Now the floor is open for your stories.I’ll send a signed copy of ASKING FOR MURDER to the person with the worst disaster!
White On Rice Couple: Wow, thanks for the fun Roberta! You’re so correct, sticking to a menu that we’ve tried before is vital to avoiding any potential disasters. We normally do choose menu’s that we’ve tried before, but the one time that we didn’t , it was a disaster ! A few weeks ago we catered our first party of 35 people. The birthday boy requested mini sized devils food cupcakes with milk chocolate frosting and raspberries for his birthday dessert. He didn’t want anything fancy, just simple cupcakes. Well, we decided to surprise him and make him a GIANT CUPCAKE for his serving. We’ve never made a giant cupcake before and thought it would be easy to make a giant cupcake. How difficult could it be? Just make some three and five in cakes, stack them and carve out a muffin top. Easy! Geez, were we WRONG!

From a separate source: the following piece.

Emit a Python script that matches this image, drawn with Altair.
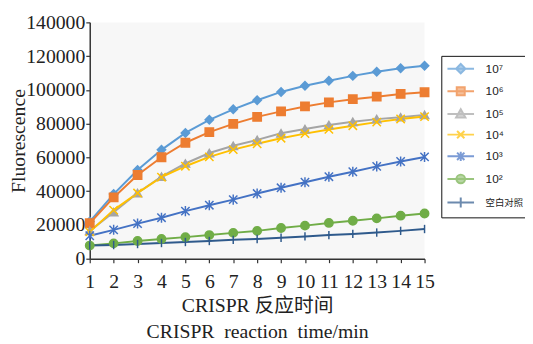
import altair as alt
import pandas as pd

times = list(range(1, 16))
series_names = ["10⁷", "10⁶", "10⁵", "10⁴", "10³", "10²", "空白对照"]

s_1e7 = [22000, 38300, 52500, 64500, 74500, 82300, 88500, 93900, 98800, 102500, 105400, 108300, 110700, 112800, 114300]
s_1e6 = [21000, 36300, 49600, 60100, 68700, 75000, 79900, 84000, 87300, 90200, 92600, 94500, 96000, 97600, 98600]
s_1e5 = [16500, 27600, 38900, 48600, 56400, 62600, 66900, 70400, 74300, 76800, 79200, 81100, 82700, 83800, 85200]
s_1e4 = [15900, 28800, 38900, 48300, 54800, 60300, 64600, 68100, 71400, 74100, 76600, 78800, 80900, 82800, 84200]
s_1e3 = [13600, 17100, 20800, 24300, 28200, 31700, 35000, 38600, 42000, 45300, 48600, 51500, 54700, 57600, 60300]
s_1e2 = [7800, 9100, 10500, 11700, 12800, 14000, 15300, 16500, 18200, 19600, 21200, 22500, 23900, 25500, 26800]
s_blank = [7800, 8100, 8700, 9300, 9900, 10500, 11200, 11700, 12400, 13200, 14000, 14700, 15500, 16500, 17600]

all_series = [s_1e7, s_1e6, s_1e5, s_1e4, s_1e3, s_1e2, s_blank]
y_ticks = [0, 20000, 40000, 60000, 80000, 100000, 120000, 140000]

colors = ["#5B9BD5", "#ED7D31", "#A5A5A5", "#FFC000", "#4472C4", "#70AD47", "#2F5A8C"]

shapes_main = [
    "diamond", "square", "triangle-up",
    "M-1,-1L1,1M-1,1L1,-1",
    "M-1,-1L1,1M-1,1L1,-1M0,-1.2L0,1.2",
    "circle",
    "M0,-1L0,1",
]
shapes_legend = [
    "M-1,0L3,0M1,-0.7L1.7,0L1,0.7L0.3,0Z",
    "M-1,0L3,0M0.4,-0.6L1.6,-0.6L1.6,0.6L0.4,0.6Z",
    "M-1,0L3,0M1,-0.7L1.7,0.55L0.3,0.55Z",
    "M-1,0L3,0M0.45,-0.55L1.55,0.55M0.45,0.55L1.55,-0.55",
    "M-1,0L3,0M0.45,-0.55L1.55,0.55M0.45,0.55L1.55,-0.55M1,-0.7L1,0.7",
    "M-1,0L3,0M1.65,0A0.65,0.65 0 1,1 0.35,0A0.65,0.65 0 1,1 1.65,0Z",
    "M-1,0L3,0M1,-0.75L1,0.75",
]

rows = []
for i, (name, vals) in enumerate(zip(series_names, all_series)):
    for t, v in zip(times, vals):
        rows.append({"time": t, "value": v, "series": name, "order": i})
df = pd.DataFrame(rows)

SERIF = "Liberation Serif, Noto Sans CJK SC"

x_axis = alt.Axis(values=times,
                  title=["CRISPR 反应时间", "CRISPR\u00a0 reaction\u00a0 time/min"],
                  format="d", labelFlush=False, labelOverlap=False,
                  labelFont="Liberation Serif", titleFont=SERIF)
y_axis = alt.Axis(values=y_ticks, title="Fluorescence", format="d",
                  labelOverlap=False, labelFlush=False,
                  labelFont="Liberation Serif", titleFont=SERIF)
x_enc = alt.X("time:Q", scale=alt.Scale(domain=[1, 15], nice=False, zero=False), axis=x_axis)
y_enc = alt.Y("value:Q", scale=alt.Scale(domain=[0, 140000], nice=False), axis=y_axis)

color_scale = alt.Scale(domain=series_names, range=colors)

base = alt.Chart(df)

lines = base.mark_line(strokeWidth=2).encode(
    x=x_enc, y=y_enc,
    color=alt.Color("series:N", scale=color_scale, legend=None),
    detail="series:N",
    order="order:Q",
)

points = base.mark_point(filled=True, strokeWidth=1.5, size=72, opacity=1).encode(
    x=x_enc, y=y_enc,
    fill=alt.Fill("series:N", scale=color_scale, legend=None),
    stroke=alt.Stroke("series:N", scale=color_scale, legend=None),
    shape=alt.Shape("series:N", scale=alt.Scale(domain=series_names, range=shapes_main), legend=None),
    order="order:Q",
)

legend_def = alt.Legend(
    title=None, orient="none", legendX=357, legendY=34,
    symbolSize=182, symbolStrokeWidth=2,
    labelFont="Liberation Sans, Noto Sans CJK SC",
    labelFontSize=alt.ExprRef("datum.value == '空白对照' ? 9.5 : 12"),
    labelColor="#222", labelOffset=24, rowPadding=5,
    padding=5, strokeColor="#111", fillColor="white",
)

legend_layer = base.transform_filter("datum.order < 0").mark_point(filled=True, strokeWidth=2).encode(
    x=x_enc, y=y_enc,
    fill=alt.Fill("series:N", scale=color_scale, legend=legend_def),
    stroke=alt.Stroke("series:N", scale=color_scale, legend=legend_def),
    shape=alt.Shape("series:N", scale=alt.Scale(domain=series_names, range=shapes_legend), legend=legend_def),
)

chart = alt.layer(lines, points, legend_layer).resolve_scale(
    color="independent", fill="independent", stroke="independent", shape="independent"
).properties(
    width=340, height=240,
    autosize=alt.AutoSizeParams(type="none"),
    padding={"left": 83, "top": 12, "right": 102, "bottom": 84},
    title=alt.TitleParams(text="荧光", orient="left", anchor="middle", font=SERIF,
                          fontSize=20, fontWeight="normal", color="#222", dx=42, offset=5),
).configure_view(
    fill="#f7f7f7", strokeWidth=0
).configure_axis(
    grid=False, domainColor="#333", domainWidth=1.5, tickColor="#333", tickWidth=1.2,
    labelFont="Liberation Serif", labelOverlap=False, labelFlush=False,
    labelFontSize=20, labelColor="#222",
    titleFont=SERIF, titleFontSize=20, titleFontWeight="normal", titleColor="#222",
).configure_axisX(
    tickSize=4, labelPadding=9, titlePadding=5, titleLineHeight=26,
).configure_axisY(
    tickSize=4, labelPadding=1, titlePadding=-3,
)

chart.save("out.html", embed_options={"renderer": "svg", "actions": False})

Here are some pictures to illustrate dinner party disaster evening:
First off, the good news: mini devils food cupcakes with milk chocolate frosting
Beautiful raspberries on top
waiting in line for the garnish….
…with baby chocolate mint leaves!
Now the disaster: Our attempt at the Giant Cupcake! First of all, it was a lopsided, uneven mess! Crap! And on top of that, we forgot to bring the parchment paper to wrap the base to create the cupcake paper look on the bottom . Diane is using a paper napkin to wrap the base. We carved the cupcake top too fast and it tapered too much at the top. It looked like a funny looking mushroom cake instead of a cupcake!
Look closely at the dots on the paper napkin! It looked so bad, we decided to eliminate the paper all together.
We ran out of frosting and tried the best we could to seal the messy cupcake top. There were so many gaps, we tried to patch up the holes with what ever frosting we could salvage.
The wife of the birthday boy holding the lopsided, uneven finished product. The raspberries were all crooked too because we tried to hide all the open gaps with raspberries. We also forgot to bring the birthday candle, so the hosts were frantic! The only thing we could come up with was a TEA LIGHT ! So you can see the tea light plopped on top of the chocolate “mushroom” mess!!!!!
The birthday boy says: “OMG! WTF??!!! Eeeeeek! How scary.”.
But he graciously smiled for the picture and blew out the tealight. Later on that night, the top of the giant cupcake was so top heavy, it fell over!
So there is our disaster story: The attempt at the giant cupcake. Please share your dinner disaster story and maybe you’ll win Roberta’s signed book! Also, a big thanks to our friend, Dani, who started this great Blog Book Tours event.!!